* [EXERCISE AIM]: Copy out the data below as written; omit any images.
== DATASET EXCERPT
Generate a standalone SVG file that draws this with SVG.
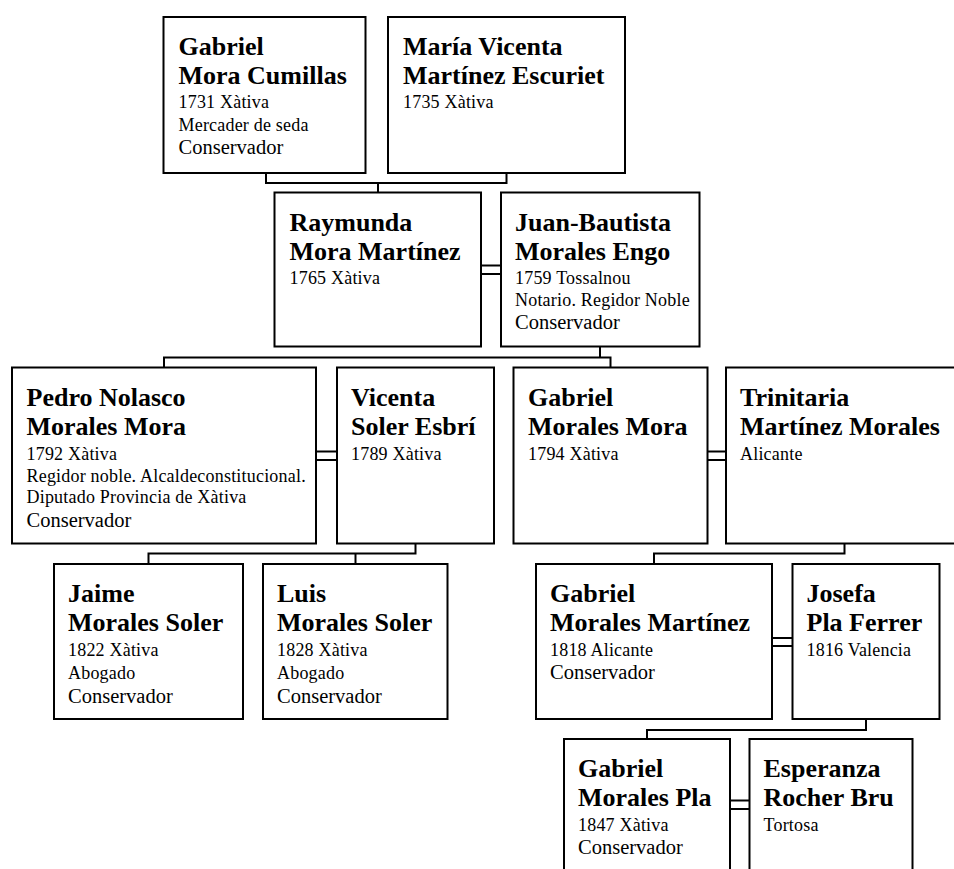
<svg xmlns="http://www.w3.org/2000/svg" width="954" height="869" viewBox="0 0 954 869">
<style>
rect.box{fill:#fff;stroke:#000;stroke-width:2}
.con{fill:none;stroke:#000;stroke-width:2}
text{font-family:"Liberation Serif","Times New Roman",serif;fill:#000}
.n{font-size:26px;font-weight:bold}
.s{font-size:18px;letter-spacing:0.2px}
.c{font-size:20.5px}
</style>
<rect width="954" height="869" fill="#fff"/>
<g id="connectors">
<polyline class="con" points="266,173 266,183 506.5,183 506.5,173"/>
<line class="con" x1="378" y1="183" x2="378" y2="192.5"/>
<line class="con" x1="481" y1="265.5" x2="501" y2="265.5"/>
<line class="con" x1="481" y1="274" x2="501" y2="274"/>
<line class="con" x1="600" y1="346.5" x2="600" y2="357.5"/>
<polyline class="con" points="164,367.5 164,357.5 610.5,357.5 610.5,367.5"/>
<line class="con" x1="316" y1="451.5" x2="337" y2="451.5"/>
<line class="con" x1="316" y1="460" x2="337" y2="460"/>
<line class="con" x1="707.5" y1="451.5" x2="726" y2="451.5"/>
<line class="con" x1="707.5" y1="460" x2="726" y2="460"/>
<polyline class="con" points="415.5,543.5 415.5,553.5 148.5,553.5 148.5,564"/>
<line class="con" x1="355.5" y1="553.5" x2="355.5" y2="564"/>
<polyline class="con" points="844.5,543.5 844.5,553.5 654,553.5 654,564"/>
<line class="con" x1="772" y1="638" x2="792.5" y2="638"/>
<line class="con" x1="772" y1="646" x2="792.5" y2="646"/>
<polyline class="con" points="866,719 866,730 647,730 647,739"/>
<line class="con" x1="730" y1="800.5" x2="749.5" y2="800.5"/>
<line class="con" x1="730" y1="809" x2="749.5" y2="809"/>
</g>
<g id="gabriel-mora-cumillas">
<rect class="box" x="163.5" y="17" width="202" height="156"/>
<text class="n" x="178.5" y="55">Gabriel</text>
<text class="n" x="178.5" y="84">Mora Cumillas</text>
<text class="s" x="178.5" y="108">1731 Xàtiva</text>
<text class="s" x="178.5" y="131">Mercader de seda</text>
<text class="c" x="178.5" y="154">Conservador</text>
</g>
<g id="maria-vicenta">
<rect class="box" x="388" y="17" width="237" height="156"/>
<text class="n" x="403" y="55">María Vicenta</text>
<text class="n" x="403" y="84">Martínez Escuriet</text>
<text class="s" x="403" y="108">1735 Xàtiva</text>
</g>
<g id="raymunda">
<rect class="box" x="274.5" y="192.5" width="206.5" height="154"/>
<text class="n" x="289.5" y="230.5">Raymunda</text>
<text class="n" x="289.5" y="259.5">Mora Martínez</text>
<text class="s" x="289.5" y="283.5">1765 Xàtiva</text>
</g>
<g id="juan-bautista">
<rect class="box" x="501" y="192.5" width="198.5" height="154"/>
<text class="n" x="515" y="230.5">Juan-Bautista</text>
<text class="n" x="515" y="259.5">Morales Engo</text>
<text class="s" x="515" y="283.5">1759 Tossalnou</text>
<text class="s" x="515" y="306">Notario. Regidor Noble</text>
<text class="c" x="515" y="329">Conservador</text>
</g>
<g id="pedro-nolasco">
<rect class="box" x="12" y="367.5" width="304" height="176"/>
<text class="n" x="26.5" y="405.5">Pedro Nolasco</text>
<text class="n" x="26.5" y="434.5">Morales Mora</text>
<text class="s" x="26.5" y="459.5">1792 Xàtiva</text>
<text class="s" x="26.5" y="482">Regidor noble. Alcaldeconstitucional.</text>
<text class="s" x="26.5" y="503">Diputado Provincia de Xàtiva</text>
<text class="c" x="26.5" y="527">Conservador</text>
</g>
<g id="vicenta-soler">
<rect class="box" x="337" y="367.5" width="157" height="176"/>
<text class="n" x="351" y="405.5">Vicenta</text>
<text class="n" x="351" y="434.5">Soler Esbrí</text>
<text class="s" x="351" y="459.5">1789 Xàtiva</text>
</g>
<g id="gabriel-morales-mora">
<rect class="box" x="513.5" y="367.5" width="194" height="176"/>
<text class="n" x="528" y="405.5">Gabriel</text>
<text class="n" x="528" y="434.5">Morales Mora</text>
<text class="s" x="528" y="459.5">1794 Xàtiva</text>
</g>
<g id="trinitaria">
<rect class="box" x="726" y="367.5" width="237" height="176"/>
<text class="n" x="740" y="405.5">Trinitaria</text>
<text class="n" x="740" y="434.5">Martínez Morales</text>
<text class="s" x="740" y="459.5">Alicante</text>
</g>
<g id="jaime">
<rect class="box" x="54" y="564" width="189" height="155"/>
<text class="n" x="68" y="602">Jaime</text>
<text class="n" x="68" y="631">Morales Soler</text>
<text class="s" x="68" y="656">1822 Xàtiva</text>
<text class="s" x="68" y="679">Abogado</text>
<text class="c" x="68" y="703">Conservador</text>
</g>
<g id="luis">
<rect class="box" x="263" y="564" width="184.5" height="155"/>
<text class="n" x="277" y="602">Luis</text>
<text class="n" x="277" y="631">Morales Soler</text>
<text class="s" x="277" y="656">1828 Xàtiva</text>
<text class="s" x="277" y="679">Abogado</text>
<text class="c" x="277" y="703">Conservador</text>
</g>
<g id="gabriel-morales-martinez">
<rect class="box" x="536" y="564" width="236" height="155"/>
<text class="n" x="550" y="602">Gabriel</text>
<text class="n" x="550" y="631">Morales Martínez</text>
<text class="s" x="550" y="656">1818 Alicante</text>
<text class="c" x="550" y="679">Conservador</text>
</g>
<g id="josefa">
<rect class="box" x="792.5" y="564" width="147" height="155"/>
<text class="n" x="806.5" y="602">Josefa</text>
<text class="n" x="806.5" y="631">Pla Ferrer</text>
<text class="s" x="806.5" y="656">1816 Valencia</text>
</g>
<g id="gabriel-morales-pla">
<rect class="box" x="564" y="739" width="166" height="132"/>
<text class="n" x="578" y="777">Gabriel</text>
<text class="n" x="578" y="806">Morales Pla</text>
<text class="s" x="578" y="831">1847 Xàtiva</text>
<text class="c" x="578" y="854">Conservador</text>
</g>
<g id="esperanza">
<rect class="box" x="749.5" y="739" width="163" height="132"/>
<text class="n" x="763.5" y="777">Esperanza</text>
<text class="n" x="763.5" y="806">Rocher Bru</text>
<text class="s" x="763.5" y="831">Tortosa</text>
</g>
</svg>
====
* [ANSWER TO THE PROBLEM]:
Generate a standalone SVG file that draws this with SVG.
<svg xmlns="http://www.w3.org/2000/svg" width="954" height="869" viewBox="0 0 954 869">
<style>
rect.box{fill:#fff;stroke:#000;stroke-width:2}
.con{fill:none;stroke:#000;stroke-width:2}
text{font-family:"Liberation Serif","Times New Roman",serif;fill:#000}
.n{font-size:26px;font-weight:bold}
.s{font-size:18px;letter-spacing:0.2px}
.c{font-size:20.5px}
</style>
<rect width="954" height="869" fill="#fff"/>
<g id="connectors">
<polyline class="con" points="266,173 266,183 506.5,183 506.5,173"/>
<line class="con" x1="378" y1="183" x2="378" y2="192.5"/>
<line class="con" x1="481" y1="265.5" x2="501" y2="265.5"/>
<line class="con" x1="481" y1="274" x2="501" y2="274"/>
<line class="con" x1="600" y1="346.5" x2="600" y2="357.5"/>
<polyline class="con" points="164,367.5 164,357.5 610.5,357.5 610.5,367.5"/>
<line class="con" x1="316" y1="451.5" x2="337" y2="451.5"/>
<line class="con" x1="316" y1="460" x2="337" y2="460"/>
<line class="con" x1="707.5" y1="451.5" x2="726" y2="451.5"/>
<line class="con" x1="707.5" y1="460" x2="726" y2="460"/>
<polyline class="con" points="415.5,543.5 415.5,553.5 148.5,553.5 148.5,564"/>
<line class="con" x1="355.5" y1="553.5" x2="355.5" y2="564"/>
<polyline class="con" points="844.5,543.5 844.5,553.5 654,553.5 654,564"/>
<line class="con" x1="772" y1="638" x2="792.5" y2="638"/>
<line class="con" x1="772" y1="646" x2="792.5" y2="646"/>
<polyline class="con" points="866,719 866,730 647,730 647,739"/>
<line class="con" x1="730" y1="800.5" x2="749.5" y2="800.5"/>
<line class="con" x1="730" y1="809" x2="749.5" y2="809"/>
</g>
<g id="gabriel-mora-cumillas">
<rect class="box" x="163.5" y="17" width="202" height="156"/>
<text class="n" x="178.5" y="55">Gabriel</text>
<text class="n" x="178.5" y="84">Mora Cumillas</text>
<text class="s" x="178.5" y="108">1731 Xàtiva</text>
<text class="s" x="178.5" y="131">Mercader de seda</text>
<text class="c" x="178.5" y="154">Conservador</text>
</g>
<g id="maria-vicenta">
<rect class="box" x="388" y="17" width="237" height="156"/>
<text class="n" x="403" y="55">María Vicenta</text>
<text class="n" x="403" y="84">Martínez Escuriet</text>
<text class="s" x="403" y="108">1735 Xàtiva</text>
</g>
<g id="raymunda">
<rect class="box" x="274.5" y="192.5" width="206.5" height="154"/>
<text class="n" x="289.5" y="230.5">Raymunda</text>
<text class="n" x="289.5" y="259.5">Mora Martínez</text>
<text class="s" x="289.5" y="283.5">1765 Xàtiva</text>
</g>
<g id="juan-bautista">
<rect class="box" x="501" y="192.5" width="198.5" height="154"/>
<text class="n" x="515" y="230.5">Juan-Bautista</text>
<text class="n" x="515" y="259.5">Morales Engo</text>
<text class="s" x="515" y="283.5">1759 Tossalnou</text>
<text class="s" x="515" y="306">Notario. Regidor Noble</text>
<text class="c" x="515" y="329">Conservador</text>
</g>
<g id="pedro-nolasco">
<rect class="box" x="12" y="367.5" width="304" height="176"/>
<text class="n" x="26.5" y="405.5">Pedro Nolasco</text>
<text class="n" x="26.5" y="434.5">Morales Mora</text>
<text class="s" x="26.5" y="459.5">1792 Xàtiva</text>
<text class="s" x="26.5" y="482">Regidor noble. Alcaldeconstitucional.</text>
<text class="s" x="26.5" y="503">Diputado Provincia de Xàtiva</text>
<text class="c" x="26.5" y="527">Conservador</text>
</g>
<g id="vicenta-soler">
<rect class="box" x="337" y="367.5" width="157" height="176"/>
<text class="n" x="351" y="405.5">Vicenta</text>
<text class="n" x="351" y="434.5">Soler Esbrí</text>
<text class="s" x="351" y="459.5">1789 Xàtiva</text>
</g>
<g id="gabriel-morales-mora">
<rect class="box" x="513.5" y="367.5" width="194" height="176"/>
<text class="n" x="528" y="405.5">Gabriel</text>
<text class="n" x="528" y="434.5">Morales Mora</text>
<text class="s" x="528" y="459.5">1794 Xàtiva</text>
</g>
<g id="trinitaria">
<rect class="box" x="726" y="367.5" width="237" height="176"/>
<text class="n" x="740" y="405.5">Trinitaria</text>
<text class="n" x="740" y="434.5">Martínez Morales</text>
<text class="s" x="740" y="459.5">Alicante</text>
</g>
<g id="jaime">
<rect class="box" x="54" y="564" width="189" height="155"/>
<text class="n" x="68" y="602">Jaime</text>
<text class="n" x="68" y="631">Morales Soler</text>
<text class="s" x="68" y="656">1822 Xàtiva</text>
<text class="s" x="68" y="679">Abogado</text>
<text class="c" x="68" y="703">Conservador</text>
</g>
<g id="luis">
<rect class="box" x="263" y="564" width="184.5" height="155"/>
<text class="n" x="277" y="602">Luis</text>
<text class="n" x="277" y="631">Morales Soler</text>
<text class="s" x="277" y="656">1828 Xàtiva</text>
<text class="s" x="277" y="679">Abogado</text>
<text class="c" x="277" y="703">Conservador</text>
</g>
<g id="gabriel-morales-martinez">
<rect class="box" x="536" y="564" width="236" height="155"/>
<text class="n" x="550" y="602">Gabriel</text>
<text class="n" x="550" y="631">Morales Martínez</text>
<text class="s" x="550" y="656">1818 Alicante</text>
<text class="c" x="550" y="679">Conservador</text>
</g>
<g id="josefa">
<rect class="box" x="792.5" y="564" width="147" height="155"/>
<text class="n" x="806.5" y="602">Josefa</text>
<text class="n" x="806.5" y="631">Pla Ferrer</text>
<text class="s" x="806.5" y="656">1816 Valencia</text>
</g>
<g id="gabriel-morales-pla">
<rect class="box" x="564" y="739" width="166" height="132"/>
<text class="n" x="578" y="777">Gabriel</text>
<text class="n" x="578" y="806">Morales Pla</text>
<text class="s" x="578" y="831">1847 Xàtiva</text>
<text class="c" x="578" y="854">Conservador</text>
</g>
<g id="esperanza">
<rect class="box" x="749.5" y="739" width="163" height="132"/>
<text class="n" x="763.5" y="777">Esperanza</text>
<text class="n" x="763.5" y="806">Rocher Bru</text>
<text class="s" x="763.5" y="831">Tortosa</text>
</g>
</svg>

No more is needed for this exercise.